After two years with Barnet, he played with singers Rudy Vallee, Joe Haymes and Mildred Bailey. He found studio work with CBS and was not yet 20 when he joined the Goodman band in May 1936.
Mr. Griffin stayed with Goodman for nearly three years and participated in one of the historic moments in jazz. That was the Carnegie Hall concert in 1938 when Goodman brought his orchestra into the famed venue for the first performance there by a jazz band. The concert brought a new level of recognition to jazz and a new legitimacy to the music.
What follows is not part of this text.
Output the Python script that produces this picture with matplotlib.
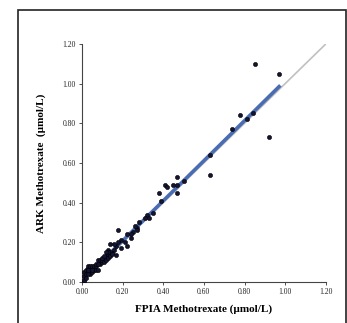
import matplotlib.pyplot as plt
from matplotlib.patches import Rectangle

# FPIA (x) vs ARK (y) methotrexate, umol/L
fpia = [0.85, 0.97, 0.78, 0.74, 0.81, 0.84, 0.92, 0.63, 0.63, 0.50,
        0.47, 0.47, 0.45, 0.47, 0.41, 0.42, 0.38, 0.39, 0.35, 0.32,
        0.33, 0.31, 0.28, 0.27, 0.27, 0.26, 0.25, 0.24, 0.24, 0.22,
        0.22, 0.21, 0.18, 0.19, 0.18, 0.19, 0.17, 0.16, 0.16, 0.17,
        0.15, 0.14, 0.13,
        0.01, 0.01, 0.01, 0.01, 0.02, 0.02, 0.03, 0.03, 0.03, 0.04,
        0.04, 0.04, 0.05, 0.05, 0.05, 0.06, 0.06, 0.06, 0.07, 0.07,
        0.08, 0.08, 0.09, 0.09, 0.10, 0.10, 0.11, 0.11, 0.12, 0.12,
        0.13, 0.13, 0.14, 0.13, 0.14, 0.15, 0.12, 0.02, 0.03, 0.07,
        0.08, 0.10, 0.11, 0.03, 0.05]
ark = [1.10, 1.05, 0.84, 0.77, 0.82, 0.85, 0.73, 0.64, 0.54, 0.51,
       0.53, 0.49, 0.49, 0.45, 0.49, 0.48, 0.45, 0.41, 0.35, 0.34,
       0.32, 0.32, 0.30, 0.27, 0.26, 0.28, 0.25, 0.24, 0.22, 0.24,
       0.18, 0.20, 0.26, 0.21, 0.20, 0.17, 0.18, 0.19, 0.16, 0.135,
       0.145, 0.19, 0.16,
       0.00, 0.01, 0.03, 0.05, 0.04, 0.06, 0.05, 0.07, 0.08, 0.06,
       0.08, 0.04, 0.05, 0.07, 0.08, 0.06, 0.07, 0.08, 0.08, 0.06,
       0.11, 0.06, 0.09, 0.11, 0.10, 0.11, 0.12, 0.10, 0.11, 0.13,
       0.12, 0.14, 0.15, 0.15, 0.13, 0.14, 0.15, 0.02, 0.06, 0.09,
       0.09, 0.12, 0.13, 0.04, 0.06]

identity_x = [0.0, 1.2]
fit_x = [0.13, 0.97]
fit_slope = 1.01
fit_icpt = 0.005
ticks = [0.0, 0.2, 0.4, 0.6, 0.8, 1.0, 1.2]

plt.rcParams['font.family'] = ['Liberation Serif', 'DejaVu Serif']

fig = plt.figure(figsize=(3.47, 3.23), dpi=100)
fig.patches.append(Rectangle((0.053, -0.1), 0.945, 1.069, transform=fig.transFigure,
                             fill=False, edgecolor='#222222', linewidth=1.2))

ax = fig.add_axes([0.236, 0.127, 0.703, 0.737])
ax.plot(identity_x, identity_x, color='#c0c0c0', linewidth=1.2, zorder=1)
ax.plot(fit_x, [fit_slope * v + fit_icpt for v in fit_x], color='#4a6cb3',
        linewidth=2.6, zorder=2)
ax.scatter(fpia, ark, s=9, color='#141433', edgecolors='black', linewidths=0.4, zorder=3)

ax.set_xlim(0, 1.2)
ax.set_ylim(0, 1.2)
ax.set_xticks(ticks)
ax.set_yticks(ticks)
ax.set_xticklabels([f"{t:.2f}" for t in ticks])
ax.set_yticklabels([f"{t:.2f}" for t in ticks])
ax.tick_params(labelsize=5.5, length=2.5, width=0.6, direction='out', pad=2, colors='#333333')
ax.tick_params(labelcolor='#222222')
for side in ['top', 'right']:
    ax.spines[side].set_visible(False)
for side in ['left', 'bottom']:
    ax.spines[side].set_linewidth(0.8)
    ax.spines[side].set_color('#444444')

ax.set_xlabel("FPIA Methotrexate (µmol/L)", fontsize=8, fontweight='bold', labelpad=6)
ax.set_ylabel("ARK Methotrexate  (µmol/L)", fontsize=8, fontweight='bold', labelpad=12)

fig.savefig("out.png", dpi=100)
By 1939, Mr. Griffin had decided that the grind of touring was not for him. Married to former singer Helen O'Brien, and with a third child on the way, he left the limelight of big band work for the lucrative but relatively anonymous role of a studio musician.
He played lead trumpet in radio and television orchestras for Jackie Gleason, Milton Berle and Ed Sullivan. He is credited with playing the beautiful trumpet obligato on Gleason's theme song, "Shangri-La."
As a session musician, Mr. Griffin recorded with Ella Fitzgerald, Billie Holiday, Tony Bennett and Mel Torme. He also worked with Charlie Parker on the "Charlie Parker With Strings" album.
Mr. Griffin ran a trumpet school in the late 1960s and toured Europe in the 1970s before joining Tex Beneke's band.
His wife died in 2000.
Survivors include his fiancee, Louise Baranger, who is also a jazz trumpeter and arranger; five children; seven grandchildren; and four great-grandchildren.